So will it be 2015, 2020, or perhaps even 2025?

  • 2008-02-27
  • By TBT staff

RIGA - When the three Baltic prime ministers an-nounced in February 2006 that they had agreed to join forces to build a new nuclear power plant by 2015, there was a spike in optimism and cheer about regional cooperation and how together the three countries could build a secure energy future.
Two years later, the situation is starkly different. Talks on building the plant have crawled, stalled and even stopped completely. Part of the reason lies with Lithuania's decision to bring Poland on board; another was homegrown infighting over how to create a company that will be charged with gathering finance for Lithuania's part in the project.

The long and short is that no one can say for sure when the plant will be up and running, much less when construction will start (though this could happen in 2009 theoretically).
Lithuanian officials have so far refused to reconsider the original deadline of 2015. It is, after all, an election year.
The project's foreign partners, by contrast, have had no qualms about speaking frankly about the snail's pace progress.

During a recent visit to Vilnius, an official from Areva, the French-German nuclear engineering corporation, hinted that Lithuanian leaders needed a reality check as far as the project was concerned.
"One can dream about anything," the official was quoted by RIA-Novosti as saying. "But given the lack of an agreement between the partners, it is unrealistic to build a new nuclear power plant by 2015," he added.
"It is only to talk optimistically about 2020," the official said.
Latvia, which is hoping to procure about 400 megawatts of output from the new atomic plant, has fast-tracked the construction of two new power stations (see story on next page) since its leaders have realized that a new Ignalina plant won't come online anytime soon.
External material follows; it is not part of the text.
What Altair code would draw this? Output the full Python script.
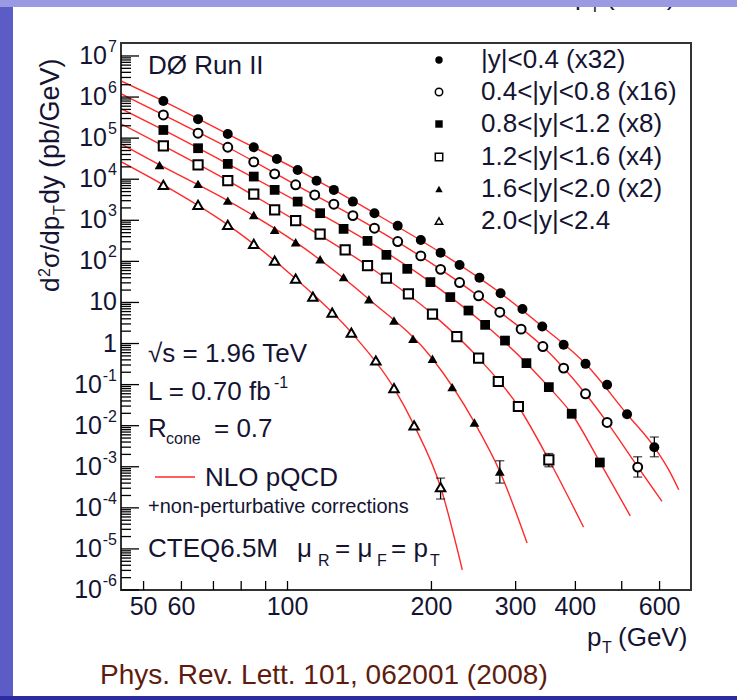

"We do not expect the project to be completed before 2025, even though Lithuania recently spoke about 2015-17," Ugis Sarma, head of the energy department at Latvia's Economy Ministry, was quoted as saying.
"Two years have passed in talks. In the first year the work and initial research were performed successfully, but after the fourth partner everything started from scratch after Poland joined," explained Sarma, adding that in the past six months Lithuania was dealing with its internal problems.
Specifically, Lithuanian politicians had to hammer out details of a deal according to which NDX Energija, owner of the western half of the country's grid, could own a chunk of the so-called "national investor company" that will raise finance and eventually run the plant.

In Estonia, President Toomas Henrik Ilves said in an interview with Lithuanian Television that the project has hit stumbling blocks but that Estonia was still interested in the project.
"At present the most rational decision would be to participate in the Ignalina project, but if it isn't progressing then we can't sit around and wait," Ilves said. 
He reiterated that Eesti Energia (Estonian Energy) is the arbiter about whether Estonia should participate. "If [the company] considers that the project is worth it, then Estonia will support it. If it decides that the project is a bad one, then we'll have to reconsider the deal," the president said.

And the Lithuanians have yet to even encounter the most challenging aspects about nuclear power plants: building them. The Reuters news agency reported last week that Finland's fifth nuclear power plant is two years behind schedule and 50 percent over budget 's and this is a country known for its efficiency in both business and governance.
There are currently some 440 nuclear reactors operating around the world, and with a new slew of orders expected, costs are going to soar. A few countries are likely to lose their appetite for cheap nuclear energy due to its enormous start-up costs and eventually may cancel plans.

"We can expect some nuclear reactors to be built but not the numbers that are predicted," Frank Barnaby, a consultant at the Oxford Research Group, was quoted as saying in a recent article.
The Baltics, of course, are a special case and are dead-set on having a new reactor as a guarantee against fickle Russia, which has shown that it is an unreliable supplier.
But whether the Balts and Poles will pay $2 billion for 1,000 megawatts of output or, say, $2.5 or even $3 billion remains to be seen.

Though no final decision has been made, Lithuania hopes to build two reactors with a total output of 3,200 's 3,400 megawatts. This could prove a huge financial challenge for the plants owners.
The 1,300 megawatt reactor currently operating in Lithuania is slated to close on Dec. 31, 2009 as part of the country's pre-accession agreement with the European Union.
Another reactor of the same size closed on Dec. 31, 2004.
Lithuanian officials are hoping to convince the European Commission to extend the life of the second reactor, but it is unclear whether Brussels will want to establish the precedent of leniency on the issue, particularly given the sheer size of EU taxpayer money spent to decommission Ignalina.
In 2001-2003, the EU granted 828 million litas (240 million euros) for preparatory work to close the first unit. It then approved 1.1 billion litas in assistance for the 2004-2006 period and another 2.8 billion litas in 2007-2013.